Bug Fix: Rest Catalog update partition spec and sort order when fresh schema is created #392

sungwy · 2024-02-07T20:57:54Z

Right now, if fresh schema IDs are assigned on the Iceberg table schema that doesn't map exactly to the schema that was originally passed in, the partition and sort order may map to a different field ID.

When fresh schema ID is assigned, the partition spec and sort order must also be generated based on the fresh schema before CreateTableRequest is sent to the rest catalog.

Thank you @jqin61 for identifying the issue!

kevinjqliu

do you know if this is captured by the REST integration test? would be a good testcase if not

sungwy · 2024-02-07T21:14:39Z

do you know if this is captured by the REST integration test? would be a good testcase if not

Yes, I'm in the process of writing it up now :)

Thank you for the suggestion @kevinjqliu

kevinjqliu · 2024-02-07T21:20:39Z

btw, i have a toy REST catalog here. its easier than spinning up the integration docker image every time.

~/.pyiceberg.yaml

catalog:
  default:
    uri: https://iceberg-rest-image.fly.dev

Points to this
https://iceberg-rest-image.fly.dev/v1/namespaces/default/tables/taxi_dataset

the only thing in the catalog now is from the "getting started" guide

kevinjqliu

some comments on equality check.

Also, it looks like we are reassigning ids from 1. I'm not familiar with this process so bare with me. Is there a reason why we can't create the new table with the original schema, starting at id 4 & 5?

kevinjqliu · 2024-02-07T21:30:31Z

tests/integration/test_rest_schema.py

+        PartitionField(source_id=1, field_id=1000, transform=IdentityTransform(), name="col_uuid"), spec_id=0
+    )
+    expected_sort_order = SortOrder(SortField(source_id=2, transform=IdentityTransform()))
+    assert tbl.schema() == expected_schema


nit, should we also check tbl.schema().schema_id since Schema's __eq__ doesn't check for that

iceberg-python/pyiceberg/schema.py

Lines 104 to 118 in cec051f

def __eq__(self, other: Any) -> bool:

"""Return the equality of two instances of the Schema class."""

if not other:

return False

if not isinstance(other, Schema):

return False

if len(self.columns) != len(other.columns):

return False

identifier_field_ids_is_equal = self.identifier_field_ids == other.identifier_field_ids

schema_is_equal = all(lhs == rhs for lhs, rhs in zip(self.columns, other.columns))

return identifier_field_ids_is_equal and schema_is_equal

Sure. What do you think about just asserting that the schema_id is 0? Since it will always be 0 on creation?

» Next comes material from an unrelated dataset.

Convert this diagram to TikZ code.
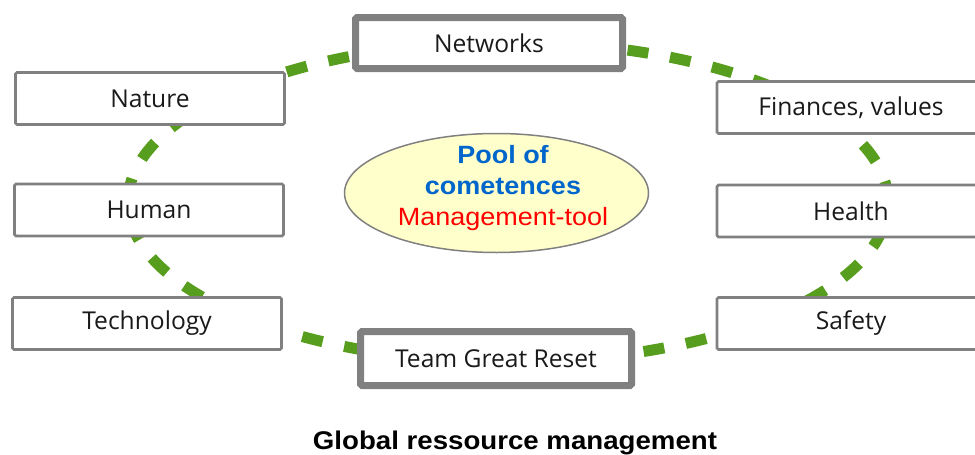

kevinjqliu · 2024-02-07T21:31:31Z

tests/integration/test_rest_schema.py

+    )
+    expected_sort_order = SortOrder(SortField(source_id=2, transform=IdentityTransform()))
+    assert tbl.schema() == expected_schema
+    assert tbl.spec() == expected_spec


PartitionSpec's __eq__ checks for the spec_id

iceberg-python/pyiceberg/partitioning.py

Lines 110 to 119 in cec051f

def __eq__(self, other: Any) -> bool:

"""

Produce a boolean to return True if two objects are considered equal.

Note:

Equality of PartitionSpec is determined by spec_id and partition fields only.

"""

if not isinstance(other, PartitionSpec):

return False

return self.spec_id == other.spec_id and self.fields == other.fields

kevinjqliu · 2024-02-07T21:32:24Z

tests/integration/test_rest_schema.py

+    expected_sort_order = SortOrder(SortField(source_id=2, transform=IdentityTransform()))
+    assert tbl.schema() == expected_schema
+    assert tbl.spec() == expected_spec
+    assert tbl.sort_order() == expected_sort_order


SortOrder doesn't seem to have a __eq__ function defined.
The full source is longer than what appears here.